Existing U.S. measures unlikely to affect Taiwanese businesses: NSC

President Tsai Ing-wen.

President Tsai Ing-wen. (CNA photo)

TAIPEI (Taiwan News) – President Tsai Ing-wen (蔡英文) called a meeting of the National Security Council (NSC) and of top government officials Wednesday morning to discuss the potential impact of a widening trade war between the United States and China, two of the island’s major trading partners.

She heard an NSC address about the possible changes in relations between Taiwan, the U.S. and China as well as about the changing roles of Taiwanese businesses at home and in China, the Central News Agency reported.

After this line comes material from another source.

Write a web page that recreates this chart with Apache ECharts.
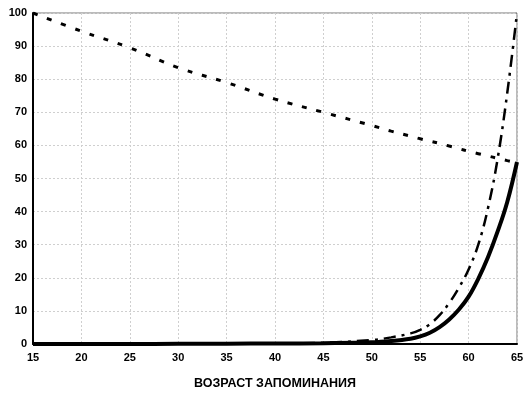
<!DOCTYPE html>
<html>
<head>
<meta charset="utf-8">
<script src="https://cdn.jsdelivr.net/npm/echarts@6/dist/echarts.min.js"></script>
<style>
  html, body { margin: 0; padding: 0; background: #fff; }
  #chart { width: 531px; height: 395px; }
</style>
</head>
<body>
<div id="chart"></div>
<script>
// возраст (ось X) и три кривые
var ages = [15, 20, 25, 30, 35, 40, 45, 50, 52, 54, 55, 56, 57, 58, 59, 60, 61, 62, 63, 64, 65];
var dottedVals = [100, 94.5, 89.5, 83.5, 79, 74, 70, 66, 64.3, 62.8, 62, 61.3, 60.6, 59.8, 59, 58.2, 57.5, 56.8, 56.1, 55.4, 54.8];
var solidVals = [0, 0, 0, 0.05, 0.1, 0.15, 0.25, 0.5, 0.9, 1.6, 2.3, 3.4, 5.1, 7.4, 10.4, 14.3, 19.7, 26.2, 34, 43, 55];
var dashDotVals = [0, 0, 0, 0.05, 0.1, 0.2, 0.4, 1.2, 2, 3.2, 4.3, 6, 8.7, 12.4, 17, 22.5, 30, 41, 56, 76, 100];

var xTicks = [15, 20, 25, 30, 35, 40, 45, 50, 55, 60, 65];
var yTicks = [0, 10, 20, 30, 40, 50, 60, 70, 80, 90, 100];
var xName = 'ВОЗРАСТ ЗАПОМИНАНИЯ';

function pairs(xs, ys) {
    var out = [];
    for (var i = 0; i < xs.length; i++) out.push([xs[i], ys[i]]);
    return out;
}

var font = '"Liberation Sans", Arial, sans-serif';
var chart = echarts.init(document.getElementById('chart'));
chart.setOption({
    animation: false,
    grid: {
        left: 33, right: 14, top: 13, bottom: 42,
        show: true, borderColor: '#777', borderWidth: 1
    },
    xAxis: {
        type: 'value',
        min: xTicks[0], max: xTicks[xTicks.length - 1], interval: 5,
        name: xName, nameLocation: 'middle', nameGap: 33,
        nameTextStyle: { fontFamily: font, fontWeight: 'bold', fontSize: 12.5, color: '#000' },
        axisLine: { lineStyle: { color: '#000', width: 2 } },
        axisTick: { show: false },
        axisLabel: { fontFamily: font, fontWeight: 'bold', fontSize: 11, color: '#000', margin: 8 },
        splitLine: { lineStyle: { color: '#cfcfcf', type: [2, 2], width: 1 } }
    },
    yAxis: {
        type: 'value',
        min: yTicks[0], max: yTicks[yTicks.length - 1], interval: 10,
        axisLine: { show: true, lineStyle: { color: '#000', width: 2 } },
        axisTick: { show: false },
        axisLabel: { fontFamily: font, fontWeight: 'bold', fontSize: 11, color: '#000', margin: 6 },
        splitLine: { lineStyle: { color: '#cfcfcf', type: [2, 2], width: 1 } }
    },
    series: [
        {
            type: 'line', data: pairs(ages, dottedVals), smooth: 0.4, showSymbol: false,
            lineStyle: { color: '#000', width: 3, type: [5, 10] }
        },
        {
            type: 'line', data: pairs(ages, dashDotVals), smooth: 0.4, showSymbol: false,
            lineStyle: { color: '#000', width: 2.5, type: [12, 6, 3, 6] }
        },
        {
            type: 'line', data: pairs(ages, solidVals), smooth: 0.4, showSymbol: false,
            lineStyle: { color: '#000', width: 4 }
        }
    ]
});
</script>
</body>
</html>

Since trade tensions started to surface last March, the NSC set up a special taskforce to closely monitor developments, while six meetings up until Tuesday discussed the potential impact, with the final report being presented to the president on Wednesday, a spokesman said.

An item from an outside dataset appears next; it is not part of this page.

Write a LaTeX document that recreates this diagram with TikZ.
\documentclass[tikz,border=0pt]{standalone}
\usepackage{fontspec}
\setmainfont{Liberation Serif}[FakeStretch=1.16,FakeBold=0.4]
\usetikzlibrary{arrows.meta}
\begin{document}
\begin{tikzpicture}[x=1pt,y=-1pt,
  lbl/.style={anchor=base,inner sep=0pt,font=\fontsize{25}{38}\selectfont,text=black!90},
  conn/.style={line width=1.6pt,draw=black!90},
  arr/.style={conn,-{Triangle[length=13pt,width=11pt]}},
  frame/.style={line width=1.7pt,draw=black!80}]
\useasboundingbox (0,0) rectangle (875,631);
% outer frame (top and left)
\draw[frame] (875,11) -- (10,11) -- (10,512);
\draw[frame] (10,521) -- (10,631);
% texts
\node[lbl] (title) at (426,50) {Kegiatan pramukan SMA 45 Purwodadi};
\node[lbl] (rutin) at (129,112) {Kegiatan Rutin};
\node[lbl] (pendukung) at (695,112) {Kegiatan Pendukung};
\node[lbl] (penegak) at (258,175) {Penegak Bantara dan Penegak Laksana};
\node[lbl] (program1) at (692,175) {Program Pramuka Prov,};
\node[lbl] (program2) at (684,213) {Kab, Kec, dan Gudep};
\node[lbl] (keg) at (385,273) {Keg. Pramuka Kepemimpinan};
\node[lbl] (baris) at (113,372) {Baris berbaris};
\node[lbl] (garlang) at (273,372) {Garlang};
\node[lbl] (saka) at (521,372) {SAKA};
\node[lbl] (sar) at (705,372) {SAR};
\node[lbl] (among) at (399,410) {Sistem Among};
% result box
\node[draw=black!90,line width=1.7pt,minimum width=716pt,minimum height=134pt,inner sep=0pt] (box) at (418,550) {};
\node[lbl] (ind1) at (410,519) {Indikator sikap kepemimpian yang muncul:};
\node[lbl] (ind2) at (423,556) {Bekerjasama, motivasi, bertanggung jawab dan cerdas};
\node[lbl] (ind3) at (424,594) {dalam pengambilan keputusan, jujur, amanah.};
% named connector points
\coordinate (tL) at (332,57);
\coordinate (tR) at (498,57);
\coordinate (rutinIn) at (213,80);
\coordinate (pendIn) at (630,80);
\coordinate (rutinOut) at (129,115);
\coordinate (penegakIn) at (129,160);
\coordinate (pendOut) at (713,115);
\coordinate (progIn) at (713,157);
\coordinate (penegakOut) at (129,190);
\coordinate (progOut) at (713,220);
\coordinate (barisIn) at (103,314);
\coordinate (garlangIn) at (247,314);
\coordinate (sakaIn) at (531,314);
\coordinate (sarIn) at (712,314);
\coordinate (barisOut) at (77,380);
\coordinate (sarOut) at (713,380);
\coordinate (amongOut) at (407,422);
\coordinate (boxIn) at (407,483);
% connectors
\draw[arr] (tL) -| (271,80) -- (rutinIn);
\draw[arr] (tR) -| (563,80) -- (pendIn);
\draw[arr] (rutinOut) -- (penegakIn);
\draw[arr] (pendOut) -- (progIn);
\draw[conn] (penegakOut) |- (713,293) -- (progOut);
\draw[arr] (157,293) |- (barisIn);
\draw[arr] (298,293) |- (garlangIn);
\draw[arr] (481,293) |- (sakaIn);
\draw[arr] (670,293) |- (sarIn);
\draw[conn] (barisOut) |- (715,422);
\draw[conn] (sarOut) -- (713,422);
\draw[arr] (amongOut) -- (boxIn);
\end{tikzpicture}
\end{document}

The report concluded that the 25-percent tariffs levied by the Trump Administration on US$50 billion worth of Chinese goods was not going to have a major impact on the Taiwanese economy and on Taiwanese investors in China, CNA reported.

A second list of trade measures still being prepared by the U.S. would only affect a limited number of Taiwanese businesses, the NSC concluded.

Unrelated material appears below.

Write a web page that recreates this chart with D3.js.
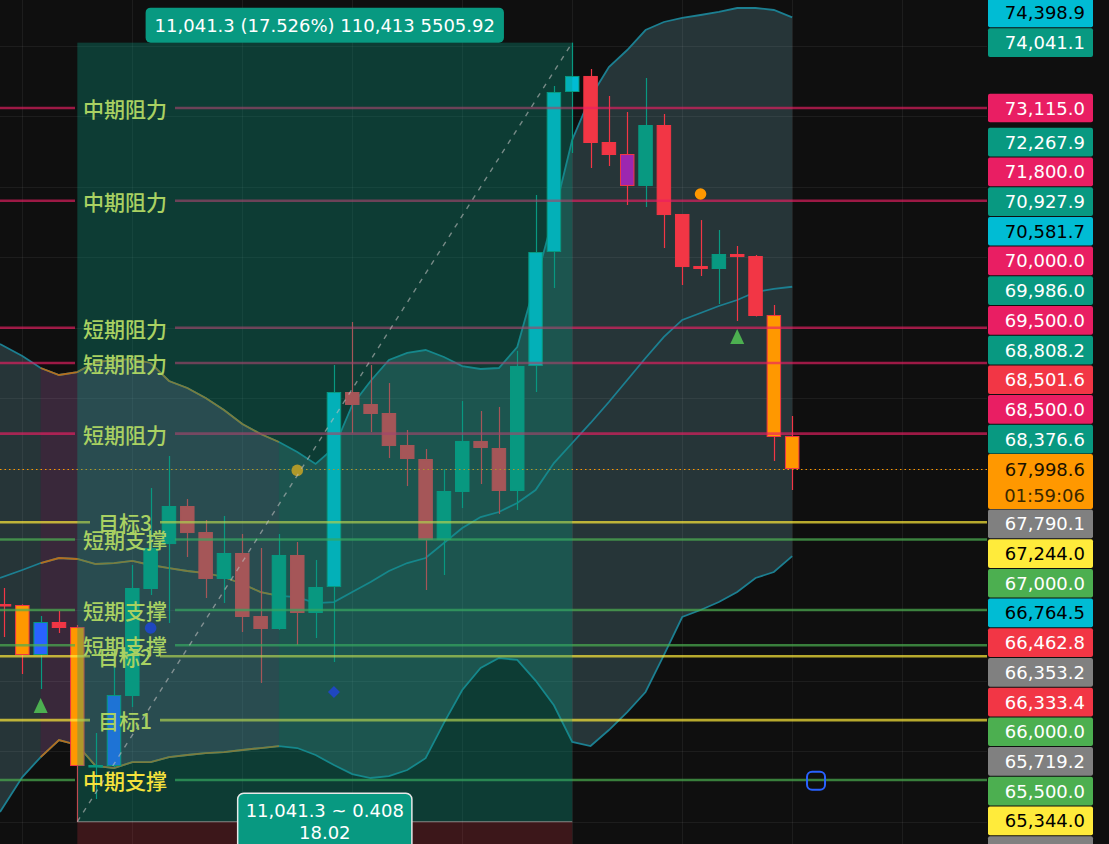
<!DOCTYPE html>
<html><head><meta charset="utf-8">
<script src="https://cdn.jsdelivr.net/npm/d3@7"></script>
<style>html,body{margin:0;padding:0;background:#0f0f0f;overflow:hidden}</style>
</head><body><svg id="c" width="1109" height="844"></svg>
<script>
// ---------------- DATA ----------------
const candleOpen  = [66085,66071,65362,65830,65759,63775,63789,64781,66298,66935,67474,67105,66440,66808,65915,65731,66780,65958,66326,69090,68920,68792,68339,68140,66992,67673,68396,68296,67687,69458,71074,73342,73569,72633,72463,72010,72874,71613,70876,70833,71046,71017,70181,68466];
const candleHigh  = [66312,66080,65915,65986,65788,64257,65220,66638,67729,68183,67573,67276,67333,67077,66879,67077,66964,66709,69472,70082,69472,69217,68551,68282,67999,68962,68821,68878,69673,71882,73427,74041.1,73668,73285,73058,73540,73030,71613,71527,71386,71159,71032,70323,68750];
const candleLow   = [65617,65093,64880,65674,62999.8,63321,63775,64625,66213,65816,66751,66170,66099,65688,64966,65720,65504,65603,65263,68509,68523,68154,67757,66284,66496,67446,67786,67361,67418,69090,70564,72477,72265,72293,71740,71712,71131,70606,70734,70337,70096,70160,68112,67701];
const candleClose = [66057,65362,65830,65745,63789,63803,64795,66312,66879,67474,67091,66440,66808,65901,65731,66780,65958,66326,69090,68906,68778,68324,68140,66992,67687,68396,68296,67687,69458,71074,73342,73569,72619,72449,72010,72874,71598,70861,70833,71046,71003,70167,68452,67998.6];
// signal category painted on some candles
const candleSignal = ['', 'orange','blue','', 'orange','', 'blue','','','','','','','','','','','','cyan','','','','','','','','','','','cyan','cyan','cyan','','','purple','','','','','','','','orange','orange'];

const bbUpper  = [69770,69600,69430,69331,69373,69515,69543,69557,69501,69246,69147,69005,68835,68636,68495,68381,68240,68070,68296,68906,69246,69543,69643,69685,69586,69458,69416,69430,69728,70649,71599,72663,73271,73696,73937,74220,74334,74391,74433,74476,74532,74532,74504,74398.9];
const bbMiddle = [66454,66567,66666,66737,66723,66652,66666,66695,66638,66595,66553,66524,66468,66369,66255,66199,66184,66099,66113,66255,66397,66553,66666,66737,66949,67162,67318,67389,67517,67701,68083,68367,68651,68948,69260,69572,69870,70111,70210,70309,70394,70507,70550,70581.7];
const bbLower  = [63137,63633,63916,64157,64087,63789,63760,63845,63845,63916,63945,63973,63987,64016,64044,64072,64044,63945,63803,63675,63619,63647,63732,63900,64400,64866,65178,65320,65292,65000,64650,64130,64072,64299,64554,64838,65362,65901,66000,66113,66255,66454,66539,66764.5];
const bbWarnStart = 2, bbWarnEnd = 15;   // bars where the band is in "warning" state

const levelPrices = [73115, 71800, 70000, 69500, 68500, 67244, 67000, 66000, 65500, 65344, 64440, 63590];
const levelNames  = ['中期阻力','中期阻力','短期阻力','短期阻力','短期阻力','目标3','短期支撑','短期支撑','短期支撑','目标2','目标1','中期支撑'];
const levelKinds  = ['res','res','res','res','res','tgt','sup','sup','sup','tgt','tgt','major'];

const axisPrices = [74398.9,74041.1,73115.0,72267.9,71800.0,70927.9,70581.7,70000.0,69986.0,69500.0,68808.2,68501.6,68500.0,68376.6,67998.6,67790.1,67244.0,67000.0,66764.5,66462.8,66353.2,66333.4,66000.0,65719.2,65500.0,65344.0,62999.8];
const axisKinds  = ['bb','tl','res','tl','res','tl','bb','res','tl','res','tl','ma','res','tl','cur','gray','tgt','sup','bb','ma','gray','ma','sup','gray','sup','tgt','gray'];
const countdown = '01:59:06';

const gridPrices = [63000,64000,65000,66000,67000,68000,69000,70000,71000,72000,73000,74000];
const gridBars = [1,7,13,19,25,31,37,43,49];

const lastPrice = 67998.6;
const measureFrom = {bar: 4, price: 62999.8}, measureTo = {bar: 31, price: 74041.1};
const measureTop = '11,041.3 (17.526%) 110,413 5505.92';
const measureBottom = ['11,041.3 ~ 0.408', '18.02'];

const dotSignals = [{bar:16, price:67979, kind:'orange'}, {bar:38, price:71896, kind:'orange'}, {bar:8, price:65745, kind:'blue'}];
const diamondSignals = [{bar:18, price:64838}];
const triangleSignals = [{bar:2, price:64640}, {bar:40, price:69870}];
const squareMarks = [{bar:44.3, price:63580}];

// ---------------- CHART ----------------
const W = 1109, H = 844, plotRight = 987;
const svg = d3.select('#c');
const x = d3.scaleLinear().domain([0, 43]).range([4, 792.2]);
const y = d3.scaleLinear().domain([67998.6, 73115]).range([469, 108]);
const step = x(1) - x(0);
const bodyW = step * 0.79;
const fmt = d3.format(',.1f');
const C = {bull:'#089981', bear:'#f23645', orange:'#ff9800', blue:'#2962ff', cyan:'#00bcd4', purple:'#9c27b0'};

svg.append('rect').attr('width', W).attr('height', H).attr('fill', '#0f0f0f');
svg.append('defs').append('clipPath').attr('id','plot').append('rect').attr('width', plotRight).attr('height', H);
const plot = svg.append('g').attr('clip-path','url(#plot)');
const gBB = plot.append('g'), gGrid = plot.append('g'), gBBL = plot.append('g'),
      gCandles = plot.append('g'), gLevels = plot.append('g'), gMarks = plot.append('g'),
      gBox = plot.append('g'), gText = plot.append('g');
const gAxis = svg.append('g');

const idx = d3.range(candleOpen.length);
const warnIdx = d3.range(bbWarnStart, bbWarnEnd + 1);
const bx = i => i === 0 ? 0 : x(i);
const area = d3.area().x(bx).y0(i => y(bbLower[i])).y1(i => y(bbUpper[i]));
gBB.append('path').datum(idx).attr('d', area).attr('fill', '#263538');
gBB.append('path').datum(warnIdx).attr('d', area).attr('fill', '#39283a');

// grid
gGrid.selectAll('.hg').data(gridPrices).join('line')
  .attr('x1',0).attr('x2',plotRight).attr('y1',d=>Math.round(y(d))+0.5).attr('y2',d=>Math.round(y(d))+0.5)
  .attr('stroke','rgba(255,255,255,0.06)');
gGrid.selectAll('.vg').data(gridBars).join('line')
  .attr('y1',0).attr('y2',H).attr('x1',d=>Math.round(x(d))+0.5).attr('x2',d=>Math.round(x(d))+0.5)
  .attr('stroke','rgba(255,255,255,0.06)');

// band lines
[bbUpper, bbMiddle, bbLower].forEach(arr => {
  const ln = d3.line().x(bx).y(i => y(arr[i]));
  gBBL.append('path').datum(idx).attr('d', ln).attr('fill','none').attr('stroke','#1c7f91').attr('stroke-width',1.8);
  gBBL.append('path').datum(warnIdx).attr('d', ln).attr('fill','none').attr('stroke','#b46e1e').attr('stroke-width',1.8);
});

// candles
idx.forEach(i => {
  const o = candleOpen[i], c = candleClose[i], hi = candleHigh[i], lo = candleLow[i];
  const up = c >= o;
  const dir = up ? C.bull : C.bear;
  const fill = candleSignal[i] ? C[candleSignal[i]] : dir;
  const xc = x(i);
  gCandles.append('line').attr('x1', Math.round(xc)+0.5).attr('x2', Math.round(xc)+0.5)
    .attr('y1', y(hi)).attr('y2', y(lo)).attr('stroke', dir).attr('stroke-width', 1.2);
  const top = y(Math.max(o,c)), bot = y(Math.min(o,c));
  gCandles.append('rect').attr('x', xc - bodyW/2 + 0.5).attr('width', bodyW - 1)
    .attr('y', top + 0.5).attr('height', Math.max(bot - top - 1, 1.5))
    .attr('fill', fill).attr('stroke', dir).attr('stroke-width', 1);
});

// levels
const lvlLine = {res:'rgba(233,30,99,0.65)', tgt:'rgba(255,235,59,0.7)', sup:'rgba(76,175,80,0.7)', major:'rgba(76,175,80,0.7)'};
const lvlText = {res:'#a9d162', tgt:'#a9d162', sup:'#a9d162', major:'#f5e23c'};
const textCx = 125;
levelPrices.forEach((p, i) => {
  const yy = y(p);
  const t = gText.append('text').attr('x', textCx).attr('y', yy).attr('text-anchor','middle')
    .attr('dominant-baseline','central').attr('font-family','"Noto Sans CJK SC", sans-serif')
    .attr('font-size', 21).attr('font-weight', 500).attr('fill', lvlText[levelKinds[i]]).text(levelNames[i]);
  const w = t.node().getComputedTextLength();
  const gap = w/2 + 8;
  [[0, textCx - gap], [textCx + gap, plotRight + 1]].forEach(s => {
    gLevels.append('line').attr('x1', s[0]).attr('x2', s[1]).attr('y1', yy).attr('y2', yy)
      .attr('stroke', lvlLine[levelKinds[i]]).attr('stroke-width', 2.6);
  });
});
// last price dotted line
gLevels.append('line').attr('x1',0).attr('x2',plotRight).attr('y1',Math.round(y(lastPrice))+0.5).attr('y2',Math.round(y(lastPrice))+0.5)
  .attr('stroke','#ff9800').attr('stroke-width',1).attr('stroke-dasharray','1.5,3');

// markers
const dotColor = {orange:'#ff9800', blue:'#2a20e0'};
gMarks.selectAll('.dot').data(dotSignals).join('circle')
  .attr('cx', d => x(d.bar)).attr('cy', d => y(d.price)).attr('r', 5.8).attr('fill', d => dotColor[d.kind]);
gMarks.selectAll('.dia').data(diamondSignals).join('path')
  .attr('d', d => { const cx = x(d.bar), cy = y(d.price); return `M${cx},${cy-6}L${cx+6},${cy}L${cx},${cy+6}L${cx-6},${cy}Z`; })
  .attr('fill','#2a20e0');
gMarks.selectAll('.tri').data(triangleSignals).join('path')
  .attr('d', d => { const cx = x(d.bar), cy = y(d.price); return `M${cx},${cy-8}L${cx+7},${cy+7}L${cx-7},${cy+7}Z`; })
  .attr('fill','#4caf50');

// measurement box
const bx0 = x(measureFrom.bar), bx1 = x(measureTo.bar);
const by0 = y(measureTo.price), by1 = y(measureFrom.price);
gBox.append('rect').attr('x', bx0).attr('width', bx1 - bx0).attr('y', by0).attr('height', by1 - by0)
  .attr('fill','rgba(8,153,129,0.33)');
gBox.append('rect').attr('x', bx0).attr('width', bx1 - bx0).attr('y', by1).attr('height', H - by1)
  .attr('fill','rgba(242,54,69,0.2)');
gBox.append('line').attr('x1', bx0).attr('x2', bx1).attr('y1', by1).attr('y2', by1)
  .attr('stroke','rgba(200,200,200,0.55)').attr('stroke-width',1);
gBox.append('line').attr('x1', bx0).attr('y1', by1).attr('x2', bx1).attr('y2', by0)
  .attr('stroke','rgba(190,190,190,0.6)').attr('stroke-width',1.4).attr('stroke-dasharray','5,6');

// square mark
gBox.selectAll('.sq').data(squareMarks).join('rect')
  .attr('x', d => x(d.bar) - 9).attr('y', d => y(d.price) - 9).attr('width', 18).attr('height', 18)
  .attr('rx', 5).attr('fill','none').attr('stroke','#2962ff').attr('stroke-width',2);

// measure labels
const mcx = (bx0 + bx1) / 2;
const tTop = gText.append('text').attr('x', mcx).attr('y', by0 - 17).attr('text-anchor','middle')
  .attr('dominant-baseline','central').attr('font-family','"DejaVu Sans", sans-serif').attr('font-size',18)
  .attr('fill','#fff').text(measureTop);
const wTop = tTop.node().getComputedTextLength();
gText.insert('rect', () => tTop.node()).attr('x', mcx - wTop/2 - 9).attr('width', wTop + 18)
  .attr('y', by0 - 35).attr('height', 35).attr('rx', 5).attr('fill','#089981');

const gB = gText.append('g');
const bt = measureBottom.map((s, k) => gB.append('text').attr('x', mcx).attr('y', by1 - 11 + k*22)
  .attr('text-anchor','middle').attr('dominant-baseline','central').attr('font-family','"DejaVu Sans", sans-serif')
  .attr('font-size',18).attr('fill','#fff').text(s));
const wBot = d3.max(bt, t => t.node().getComputedTextLength());
gB.insert('rect', ':first-child').attr('x', mcx - wBot/2 - 8).attr('width', wBot + 16)
  .attr('y', by1 - 28.5).attr('height', 70).attr('rx', 6).attr('fill','#089981')
  .attr('stroke','#e8e8e8').attr('stroke-width',1.5);

// ---------------- PRICE AXIS LABELS ----------------
const kindFill = {bb:'#00bcd4', tl:'#089981', res:'#e91e63', ma:'#f23645', cur:'#ff9800', gray:'#808080', tgt:'#ffeb3b', sup:'#4caf50'};
const kindText = {bb:'#000', tl:'#fff', res:'#fff', ma:'#fff', cur:'#1a1200', gray:'#fff', tgt:'#000', sup:'#fff'};
const labels = axisPrices.map((p, i) => ({p, kind: axisKinds[i], ideal: y(p)}));
const hL = 29.7;
const a = labels.findIndex(d => d.kind === 'cur');
const curTop = labels[a].ideal - 15, curBot = labels[a].ideal + 40;
let edge = curTop;
for (let i = a - 1; i >= 0; i--) { const c = Math.min(labels[i].ideal, edge - hL/2); labels[i].cy = c; edge = c - hL/2; }
edge = curBot;
for (let i = a + 1; i < labels.length; i++) { const c = Math.max(labels[i].ideal, edge + hL/2); labels[i].cy = c; edge = c + hL/2; }
const lx = 988, lw = 105;
labels.forEach((d, i) => {
  if (i === a) {
    gAxis.append('rect').attr('x', lx).attr('width', lw).attr('y', curTop).attr('height', curBot - curTop).attr('rx',2).attr('fill', kindFill.cur);
    gAxis.append('text').attr('x', lx + 97).attr('y', d.ideal).attr('text-anchor','end').attr('dominant-baseline','central')
      .attr('font-family','"DejaVu Sans", sans-serif').attr('font-size',18).attr('fill', kindText.cur).text(fmt(d.p));
    gAxis.append('text').attr('x', lx + 97).attr('y', d.ideal + 26).attr('text-anchor','end').attr('dominant-baseline','central')
      .attr('font-family','"DejaVu Sans", sans-serif').attr('font-size',18).attr('fill', '#3a2800').text(countdown);
  } else {
    gAxis.append('rect').attr('x', lx).attr('width', lw).attr('y', d.cy - hL/2 + 0.5).attr('height', hL - 1).attr('rx',2).attr('fill', kindFill[d.kind]);
    gAxis.append('text').attr('x', lx + 97).attr('y', d.cy).attr('text-anchor','end').attr('dominant-baseline','central')
      .attr('font-family','"DejaVu Sans", sans-serif').attr('font-size',18).attr('fill', kindText[d.kind]).text(fmt(d.p));
  }
});
</script></body></html>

However, if trade sanctions continued to escalate and Washington imposed 10-percent tariffs on US$200 billion worth of Chinese imports, the situation might change. While escalation might lead to trade wars spiraling out of control, with massive damage to financial markets and rising protectionism, such a situation was nevertheless unlikely to arise, the NSC cautioned.

The president instructed the NSC to monitor developments and to assist with government departments’ adequate response to new measures. Correct and timely explanations needed to be provided to the public in order to allay fears, Tsai said, according to CNA.